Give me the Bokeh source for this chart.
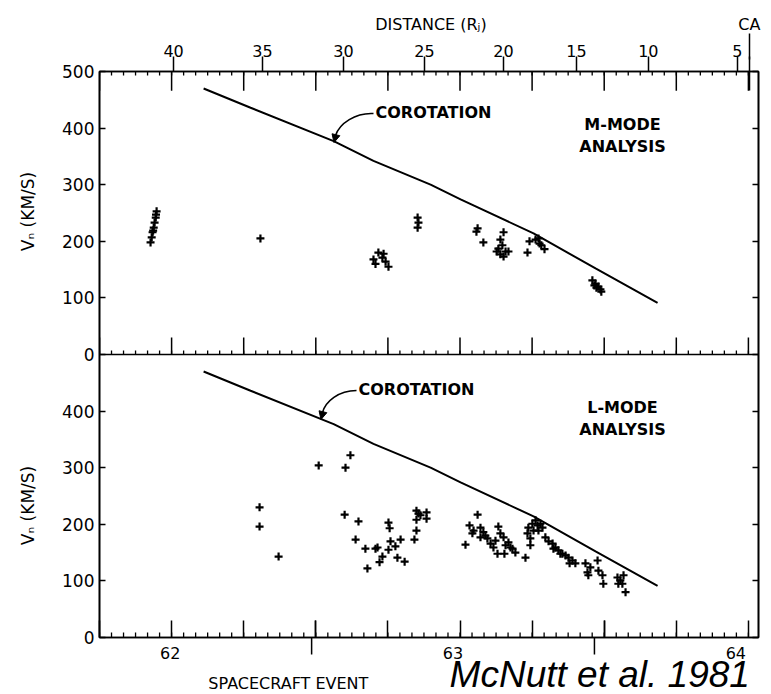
import numpy as np
from bokeh.plotting import figure
from bokeh.layouts import column
from bokeh.models import Range1d, LinearAxis, FixedTicker, Span, Label, Arrow, NormalHead
from bokeh.core.properties import value
from bokeh.embed import file_html
from bokeh.resources import INLINE

# ---------------- data ----------------
# corotation speed curve (spacecraft event [day], km/s)
corot_day = [62.111, 62.274, 62.562, 62.700, 62.898, 63.002, 63.255, 63.470, 63.685]
corot_v = [470, 436, 377, 342, 300, 274, 214, 152, 91]

# M-mode analysis (top panel)
m_day = [61.948, 61.946, 61.945, 61.941, 61.938, 61.936, 61.934, 61.931, 61.927,
         62.308,
         62.700, 62.707, 62.717, 62.731, 62.735, 62.742, 62.752,
         62.853, 62.856, 62.853,
         63.061, 63.057, 63.081, 63.151, 63.140, 63.147, 63.133, 63.158, 63.140,
         63.168, 63.151, 63.127, 63.234, 63.241, 63.262, 63.272, 63.282, 63.293, 63.276,
         63.459, 63.470, 63.480, 63.487, 63.473, 63.490, 63.466]
m_v = [253, 247, 242, 233, 224, 219, 216, 207, 198,
       205,
       168, 160, 180, 171, 178, 164, 155,
       242, 233, 224,
       223, 217, 198, 216, 203, 193, 187, 182, 177,
       182, 173, 182, 180, 200, 203, 205, 193, 186, 196,
       131, 125, 120, 115, 118, 111, 122]

# L-mode analysis (bottom panel)
l_day = [62.510, 62.603, 62.620, 62.305, 62.305, 62.371,
         62.600, 62.648, 62.638, 62.672, 62.714, 62.707, 62.752, 62.756, 62.759, 62.794,
         62.752, 62.776, 62.731, 62.721, 62.679, 62.783, 62.808,
         62.849, 62.856, 62.884, 62.884, 62.849, 62.849, 62.842, 62.863,
         63.061, 63.019, 63.033, 63.047, 63.071, 63.081, 63.095, 63.106, 63.116, 63.130,
         63.133, 63.140, 63.151, 63.158, 63.168, 63.182, 63.192, 63.154, 63.227, 63.071,
         63.088, 63.043, 63.123, 63.175,
         63.234, 63.237, 63.244, 63.251, 63.262, 63.269, 63.272, 63.279, 63.255, 63.244, 63.286,
         63.296, 63.307, 63.321, 63.331, 63.341, 63.355, 63.366, 63.376, 63.390, 63.400,
         63.380, 63.348, 63.324,
         63.435, 63.442, 63.452, 63.477, 63.480, 63.494, 63.497, 63.445,
         63.546, 63.556, 63.567, 63.563, 63.574, 63.549]
l_v = [304, 300, 322, 230, 196, 143,
       217, 205, 173, 157, 159, 157, 203, 193, 170, 173,
       155, 161, 143, 133, 122, 141, 134,
       224, 219, 221, 210, 208, 189, 173, 216,
       217, 164, 198, 189, 194, 186, 175, 166, 159, 148,
       196, 184, 177, 163, 168, 157, 150, 148, 141, 177,
       180, 184, 171, 159,
       184, 194, 175, 201, 207, 198, 189, 201, 189, 163, 194,
       177, 170, 166, 159, 154, 148, 145, 141, 136, 131,
       131, 148, 157,
       131, 115, 124, 136, 118, 110, 95, 110,
       106, 101, 110, 95, 80, 95]

# tick labels
y_ticks = [0, 100, 200, 300, 400, 500]
event_ticks = [62, 63, 64]
event_labels = ["62", "63", "64"]
dist_labels = ["40", "35", "30", "25", "20", "15", "10", "5"]
dist_pos = [62.007, 62.315, 62.596, 62.877, 63.151, 63.404, 63.653, 63.962]
ca_pos = 64.003

# ---------------- layout constants ----------------
X0, X1 = 61.75, 64.035
PXD = 288.4            # pixels per day
FONT = "DejaVu Sans"
MAIN_H = 652           # main canvas height (frame bottom at 637)
FOOT_TOP = 637         # footer strip overlaps the main canvas below the frame

six_h = [float(v) for v in np.arange(X0, 64.001, 0.25)]
hourly = [X0 + i / 24 for i in range(int((X1 - X0) * 24) + 1)]
crossing = [62.5, 63.5]
n6, nh = len(six_h), len(hourly)

# main figure: bottom panel on the default range (0..1000 -> lower half shows 0..500),
# top panel on the "top" range (-500..500 -> upper half shows 0..500)
p = figure(width=771, height=MAIN_H, x_range=Range1d(X0, X1), y_range=Range1d(0, 1000),
           output_backend="svg", toolbar_location=None,
           x_axis_location=None, y_axis_location=None,
           min_border_left=99, min_border_right=13, min_border_top=71,
           min_border_bottom=MAIN_H - 637)
p.extra_y_ranges = {"top": Range1d(-500, 500)}
p.grid.visible = False
p.outline_line_color = "black"
p.outline_line_width = 1.6
p.background_fill_color = "white"
p.border_fill_color = None


def style_ticks(ax, tin, tout, min_in=0, min_out=0):
    ax.major_tick_in = tin
    ax.major_tick_out = tout
    ax.minor_tick_in = min_in
    ax.minor_tick_out = min_out
    ax.major_tick_line_width = 1.5
    ax.minor_tick_line_width = 1.5
    ax.major_tick_line_color = "black"
    ax.minor_tick_line_color = "black"
    ax.axis_line_width = 1.6
    ax.axis_line_color = "black"
    ax.major_label_text_font = FONT
    ax.major_label_text_color = "black"


# left axis with both panels' scales
left_ticks = y_ticks[:-1] + [v + 500 for v in y_ticks]
left_over = {t: str(t) for t in y_ticks[:-1]}
left_over.update({v + 500: str(v) for v in y_ticks})
ax_l = LinearAxis(ticker=FixedTicker(ticks=left_ticks, minor_ticks=[]),
                  major_label_overrides=left_over)
style_ticks(ax_l, 6, 0)
ax_l.major_label_standoff = 5
ax_l.major_label_text_font_size = "17px"
p.add_layout(ax_l, "left")

# outer left axis carrying the two panel titles
vlab_pos = [(637 - 211) / 0.566, (637 - 505) / 0.566]
ax_l2 = LinearAxis(ticker=FixedTicker(ticks=vlab_pos, minor_ticks=[]),
                   major_label_overrides={v: "Vₙ (KM/S)" for v in vlab_pos})
style_ticks(ax_l2, 0, 0)
ax_l2.axis_line_color = None
ax_l2.major_label_orientation = "vertical"
ax_l2.major_label_standoff = 22
ax_l2.major_label_text_font_size = "17px"
p.add_layout(ax_l2, "left")

ax_r = LinearAxis(ticker=FixedTicker(ticks=left_ticks, minor_ticks=[]),
                  major_label_overrides={t: "" for t in left_ticks})
style_ticks(ax_r, 6, 0)
ax_r.major_label_standoff = 0
ax_r.major_label_text_font_size = "0px"
p.add_layout(ax_r, "right")

# top axis: distance ticks, closest-approach tick as minor tick
ax_t = LinearAxis(ticker=FixedTicker(ticks=dist_pos, minor_ticks=[ca_pos]),
                  major_label_overrides={pos: lab for pos, lab in zip(dist_pos, dist_labels)})
style_ticks(ax_t, 0, 15, 19, 15)
ax_t.major_label_standoff = 0
ax_t.major_label_text_font_size = "16px"
p.add_layout(ax_t, "above")

# header row: axis title + "CA" label (tick continues the CA mark)
dist_title_x = X0 + (433 - 99) / PXD
ax_h = LinearAxis(ticker=FixedTicker(ticks=[dist_title_x, ca_pos], minor_ticks=[ca_pos]),
                  major_label_overrides={dist_title_x: "DISTANCE  (Rⱼ)", ca_pos: "CA"})
style_ticks(ax_h, 0, 0, 18, 8)
ax_h.axis_line_color = None
ax_h.major_label_standoff = 0
ax_h.major_label_text_font_size = "16px"
p.add_layout(ax_h, "above")

# bottom axis: ticks only (labels live in the footer strip)
ax_b = LinearAxis(ticker=FixedTicker(ticks=six_h, minor_ticks=crossing),
                  major_label_overrides={t: "" for t in six_h})
style_ticks(ax_b, 17, 0, 17, 0)
ax_b.major_label_standoff = 0
ax_b.major_label_text_font_size = "0px"
p.add_layout(ax_b, "below")

# panel divider
p.add_layout(Span(location=500, dimension="width", line_color="black", line_width=1.6))

# tick marks drawn inside the frames
p.segment(x0=six_h, y0=[500] * n6, x1=six_h, y1=[466] * n6, line_color="black",
          line_width=1.5, y_range_name="top")
p.segment(x0=hourly, y0=[500] * nh, x1=hourly, y1=[493] * nh, line_color="black",
          line_width=1.3, y_range_name="top")
p.segment(x0=six_h, y0=[0] * n6, x1=six_h, y1=[30] * n6, line_color="black",
          line_width=1.5, y_range_name="top")
p.segment(x0=hourly, y0=[0] * nh, x1=hourly, y1=[7] * nh, line_color="black",
          line_width=1.3, y_range_name="top")
p.segment(x0=hourly, y0=[0] * nh, x1=hourly, y1=[9] * nh, line_color="black",
          line_width=1.3)

# corotation curves and measured speeds
p.line(corot_day, corot_v, line_color="black", line_width=2, y_range_name="top")
p.line(corot_day, corot_v, line_color="black", line_width=2)
p.scatter(m_day, m_v, marker="cross", size=8, line_width=2.2, color="black", y_range_name="top")
p.scatter(l_day, l_v, marker="cross", size=8, line_width=2.2, color="black")


# ---------------- annotations inside the panels ----------------
def conv_top(px, py):
    return X0 + (px - 99) / PXD, (353 - py) / 0.566


def conv_bot(px, py):
    return X0 + (px - 99) / PXD, (637 - py) / 0.566


def add_corot(conv, rng, text_px, curve_px, head_px):
    tx, ty = conv(*text_px)
    p.add_layout(Label(x=tx, y=ty, y_range_name=rng, text="COROTATION", text_align="left",
                       text_baseline="middle", text_font=FONT, text_font_style="bold",
                       text_font_size="16px", text_color="black"))
    (ax0, ay0), (c0x, c0y), (c1x, c1y), (ax1, ay1) = [conv(*q) for q in curve_px]
    p.bezier(x0=[ax0], y0=[ay0], x1=[ax1], y1=[ay1], cx0=[c0x], cy0=[c0y],
             cx1=[c1x], cy1=[c1y], line_color="black", line_width=1.6, y_range_name=rng)
    (hx0, hy0), (hx1, hy1) = [conv(*q) for q in head_px]
    p.add_layout(Arrow(end=NormalHead(size=8, fill_color="black", line_color="black"),
                       x_start=hx0, y_start=hy0, x_end=hx1, y_end=hy1,
                       line_color="black", line_width=1.6, y_range_name=rng))


add_corot(conv_top, "top", (375, 111),
          [(373, 112), (355, 111), (339, 122), (335, 134)], [(335.5, 133), (333.5, 141)])
add_corot(conv_bot, "default", (358, 389),
          [(356, 390), (338, 390), (325, 401), (322, 412)], [(322.5, 411), (320.5, 419)])

for conv, rng, l1, y1, y2 in [(conv_top, "top", "M-MODE", 123, 145),
                              (conv_bot, "default", "L-MODE", 407, 429)]:
    for txt, py in [(l1, y1), ("ANALYSIS", y2)]:
        tx, ty = conv(622, py)
        p.add_layout(Label(x=tx, y=ty, y_range_name=rng, text=txt, text_align="center",
                           text_baseline="middle", text_font=FONT, text_font_style="bold",
                           text_font_size="16px", text_color="black"))

# ---------------- footer strip: event labels, crossing ticks, captions ----------------
FOOT_H = 694 - FOOT_TOP
foot = figure(width=771, height=FOOT_H, x_range=Range1d(X0, X1 + 13 / PXD),
              y_range=Range1d(0, FOOT_H), output_backend="svg",
              toolbar_location=None, x_axis_location=None, y_axis_location=None,
              min_border_left=99, min_border_right=0, min_border_top=0, min_border_bottom=0)
foot.margin = (FOOT_TOP - MAIN_H, 0, 0, 0)
foot.grid.visible = False
foot.outline_line_color = None
foot.background_fill_color = None
foot.border_fill_color = None

foot.segment(x0=crossing, y0=[FOOT_H] * len(crossing), x1=crossing,
             y1=[FOOT_H - 17] * len(crossing), line_color="black", line_width=1.5)
foot.text(x=event_ticks, y=[694 - 652] * len(event_ticks), text=event_labels,
          text_font=value(FONT), text_font_size=value("16px"), text_align="center",
          text_baseline="middle", text_color="black")
foot.text(x=[X0 + (210 - 99) / PXD], y=[694 - 683], text=["SPACECRAFT EVENT"],
          text_font=value(FONT), text_font_size=value("16px"), text_align="left",
          text_baseline="middle", text_color="black")
foot.text(x=[X0 + (456 - 99) / PXD], y=[694 - 674], text=["McNutt et al. 1981"],
          text_font=value("Liberation Sans"), text_font_style="italic",
          text_font_size=value("37px"), text_align="left", text_baseline="middle",
          text_color="black")

layout = column(p, foot, spacing=0)
open("out.html", "w").write(file_html(layout, INLINE))
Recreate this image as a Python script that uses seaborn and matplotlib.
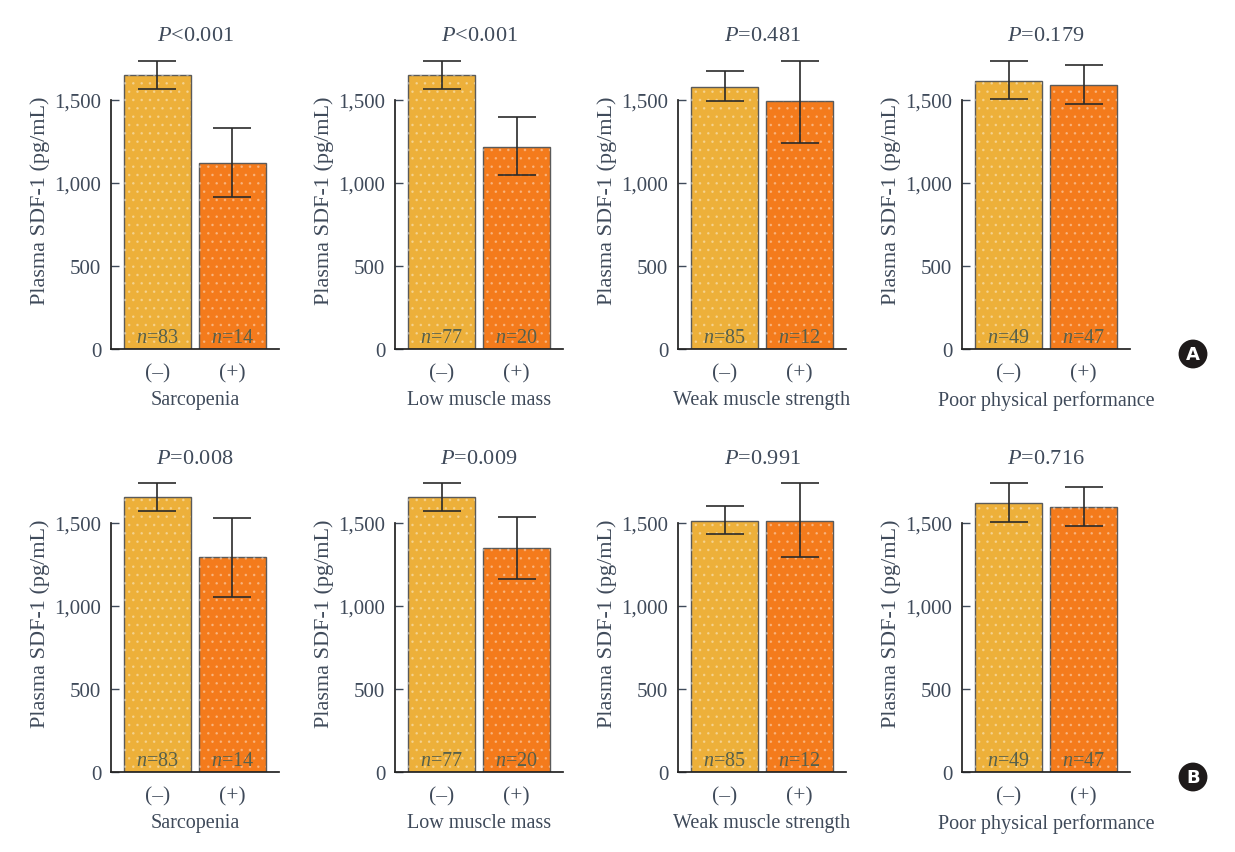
import numpy as np
import pandas as pd
import matplotlib
matplotlib.use("Agg")
import matplotlib.pyplot as plt
import seaborn as sns

# values
conditions = ["Sarcopenia", "Low muscle mass", "Weak muscle strength", "Poor physical performance"]
groups = ["(\u2013)", "(+)"]
n_neg = [83, 77, 85, 49]
n_pos = [14, 20, 12, 47]

# panel A
p_a = ["<0.001", "<0.001", "=0.481", "=0.179"]
mean_a_neg = [1650, 1650, 1578, 1614]
mean_a_pos = [1120, 1217, 1494, 1590]
hi_a_neg = [1735, 1735, 1675, 1735]
lo_a_neg = [1566, 1566, 1494, 1506]
hi_a_pos = [1331, 1398, 1735, 1711]
lo_a_pos = [916, 1048, 1241, 1476]

# panel B
p_b = ["=0.008", "=0.009", "=0.991", "=0.716"]
mean_b_neg = [1657, 1657, 1512, 1621]
mean_b_pos = [1294, 1349, 1512, 1597]
hi_b_neg = [1742, 1742, 1603, 1742]
lo_b_neg = [1573, 1573, 1433, 1506]
hi_b_pos = [1530, 1536, 1742, 1718]
lo_b_pos = [1052, 1161, 1294, 1482]

bar_colors = ["#EDB03A", "#F47B1C"]
text_color = "#3f4a5a"
n_color = "#56604c"

sns.set_theme(style="ticks")
plt.rcParams["font.family"] = ["Liberation Serif", "DejaVu Serif"]
plt.rcParams["mathtext.fontset"] = "custom"
plt.rcParams["mathtext.rm"] = "Liberation Serif"
plt.rcParams["mathtext.it"] = "Liberation Serif:italic"
plt.rcParams["text.color"] = text_color
plt.rcParams["axes.labelcolor"] = text_color
plt.rcParams["xtick.color"] = text_color
plt.rcParams["ytick.color"] = text_color
plt.rcParams["hatch.linewidth"] = 0.7

fig = plt.figure(figsize=(12.35, 8.53), dpi=100)

rows = [
    (p_a, mean_a_neg, mean_a_pos, hi_a_neg, lo_a_neg, hi_a_pos, lo_a_pos, 350, "A"),
    (p_b, mean_b_neg, mean_b_pos, hi_b_neg, lo_b_neg, hi_b_pos, lo_b_pos, 773, "B"),
]
lefts = [111, 395, 678, 962]
W, H = 1235, 853
ax_w, ax_h = 168, 299

for p_vals, m_neg, m_pos, h_neg, l_neg, h_pos, l_pos, base_px, tag in rows:
    for i, cond in enumerate(conditions):
        ax = fig.add_axes([lefts[i] / W, 1 - base_px / H, ax_w / W, ax_h / H])
        df = pd.DataFrame({"group": groups, "value": [m_neg[i], m_pos[i]]})
        sns.barplot(data=df, x="group", y="value", hue="group", palette=bar_colors,
                    saturation=1, width=0.89, edgecolor="#5a5a5a", linewidth=1.0,
                    legend=False, ax=ax)
        # faint dotted texture
        ax.bar([0, 1], df["value"], width=0.89, fill=False, hatch="..",
               edgecolor=(1, 1, 1, 0.3), linewidth=0)
        means = np.array([m_neg[i], m_pos[i]])
        upper = np.array([h_neg[i], h_pos[i]])
        lower = np.array([l_neg[i], l_pos[i]])
        ax.errorbar([0, 1], means, yerr=[means - lower, upper - means], fmt="none",
                    ecolor="#2a2a2a", elinewidth=1.2, capsize=14, capthick=1.2, zorder=5)
        for x, n in zip([0, 1], [n_neg[i], n_pos[i]]):
            ax.text(x, 10, f"$n$={n}", ha="center", va="bottom",
                    fontsize=14.5, color=n_color)
        ax.set_xlim(-0.62, 1.62)
        ax.set_ylim(0, 1800)
        ax.set_yticks([0, 500, 1000, 1500])
        ax.set_yticklabels(["0", "500", "1,000", "1,500"])
        ax.spines["left"].set_bounds(0, 1500)
        ax.spines[["top", "right"]].set_visible(False)
        ax.spines["left"].set_color("#222222")
        ax.spines["bottom"].set_color("#222222")
        ax.tick_params(axis="y", direction="in", length=6, width=1, labelsize=15, pad=7)
        ax.tick_params(axis="x", length=0, labelsize=15.5, pad=10)
        ax.set_ylabel("Plasma SDF-1 (pg/mL)", fontsize=16)
        ax.yaxis.set_label_coords(-0.365, 0.5)
        ax.set_xlabel(cond, fontsize=14.5, labelpad=6)
        ax.set_title(f"$P${p_vals[i]}", fontsize=16, pad=7, color=text_color)
    fig.text(1193 / W, 1 - (base_px + 5) / H, tag, ha="center", va="center",
             fontsize=13, fontweight="bold", color="white", family="DejaVu Sans",
             bbox=dict(boxstyle="circle,pad=0.3", fc="#1e1a1a", ec="none"))

fig.savefig("out.png", dpi=100, facecolor="white")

+ + + + + + +

== Exercise ==
Count how many lines above carry the word "seaborn". Only the number is required.

== Result ==
2